-- Information supplied start --

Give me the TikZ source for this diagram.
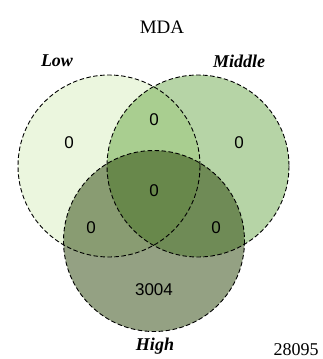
\documentclass[tikz,border=0pt]{standalone}
\usepackage{fontspec}
\setmainfont{Liberation Serif}
\newfontfamily\countfont{Liberation Sans}
\usetikzlibrary{positioning}

\definecolor{lowgreen}{RGB}{235,246,222}
\definecolor{midgreen}{RGB}{46,132,0}
\definecolor{highgreen}{RGB}{41,67,7}

\begin{document}
\begin{tikzpicture}[
  x=1pt, y=-1pt,
  set/.style={draw=black, dash pattern=on 4.5pt off 2.5pt, line width=.9pt},
  count/.style={font=\countfont\fontsize{17}{17}\selectfont},
  setname/.style={font=\bfseries\itshape\fontsize{18}{18}\selectfont},
  ]
  \useasboundingbox (0,0) rectangle (323,359);

  \coordinate (low) at (109,166);
  \coordinate (mid) at (198,166);
  \coordinate (high) at (154,241);

  % the three sets, fills first and the dashed rims on top
  \fill[lowgreen] (low) circle[radius=91];
  \fill[midgreen, fill opacity=.35] (mid) circle[radius=91];
  \fill[highgreen, fill opacity=.5] (high) circle[radius=90.5];
  \foreach \c/\r in {low/91,mid/91,high/90.5}
    \draw[set] (\c) circle[radius=\r];

  \node[font=\fontsize{19}{19}\selectfont] (title) at (162,27) {MDA};
  \node[setname] (lowname) at (57,61) {Low};
  \node[setname] (midname) at (239,61) {Middle};
  \node[setname] (highname) at (155,346) {High};
  \node[font=\fontsize{18}{18}\selectfont] (total) at (296,350) {28095};

  \node[count] (nlow) at (69,143) {0};
  \node[count] (nlowmid) at (154,120) {0};
  \node[count] (nmid) at (239,143) {0};
  \node[count] (nall) at (154,191) {0};
  \node[count] (nlowhigh) at (91,228) {0};
  \node[count] (nmidhigh) at (216,228) {0};
  \node[count] (nhigh) at (154,290) {3004};
\end{tikzpicture}
\end{document}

-- Information supplied end --

The exercise: Quote each line of the listing exactly, but leave the pictures out.

Answer to the exercise:
Give me the TikZ source for this diagram.
\documentclass[tikz,border=0pt]{standalone}
\usepackage{fontspec}
\setmainfont{Liberation Serif}
\newfontfamily\countfont{Liberation Sans}
\usetikzlibrary{positioning}

\definecolor{lowgreen}{RGB}{235,246,222}
\definecolor{midgreen}{RGB}{46,132,0}
\definecolor{highgreen}{RGB}{41,67,7}

\begin{document}
\begin{tikzpicture}[
  x=1pt, y=-1pt,
  set/.style={draw=black, dash pattern=on 4.5pt off 2.5pt, line width=.9pt},
  count/.style={font=\countfont\fontsize{17}{17}\selectfont},
  setname/.style={font=\bfseries\itshape\fontsize{18}{18}\selectfont},
  ]
  \useasboundingbox (0,0) rectangle (323,359);

  \coordinate (low) at (109,166);
  \coordinate (mid) at (198,166);
  \coordinate (high) at (154,241);

  % the three sets, fills first and the dashed rims on top
  \fill[lowgreen] (low) circle[radius=91];
  \fill[midgreen, fill opacity=.35] (mid) circle[radius=91];
  \fill[highgreen, fill opacity=.5] (high) circle[radius=90.5];
  \foreach \c/\r in {low/91,mid/91,high/90.5}
    \draw[set] (\c) circle[radius=\r];

  \node[font=\fontsize{19}{19}\selectfont] (title) at (162,27) {MDA};
  \node[setname] (lowname) at (57,61) {Low};
  \node[setname] (midname) at (239,61) {Middle};
  \node[setname] (highname) at (155,346) {High};
  \node[font=\fontsize{18}{18}\selectfont] (total) at (296,350) {28095};

  \node[count] (nlow) at (69,143) {0};
  \node[count] (nlowmid) at (154,120) {0};
  \node[count] (nmid) at (239,143) {0};
  \node[count] (nall) at (154,191) {0};
  \node[count] (nlowhigh) at (91,228) {0};
  \node[count] (nmidhigh) at (216,228) {0};
  \node[count] (nhigh) at (154,290) {3004};
\end{tikzpicture}
\end{document}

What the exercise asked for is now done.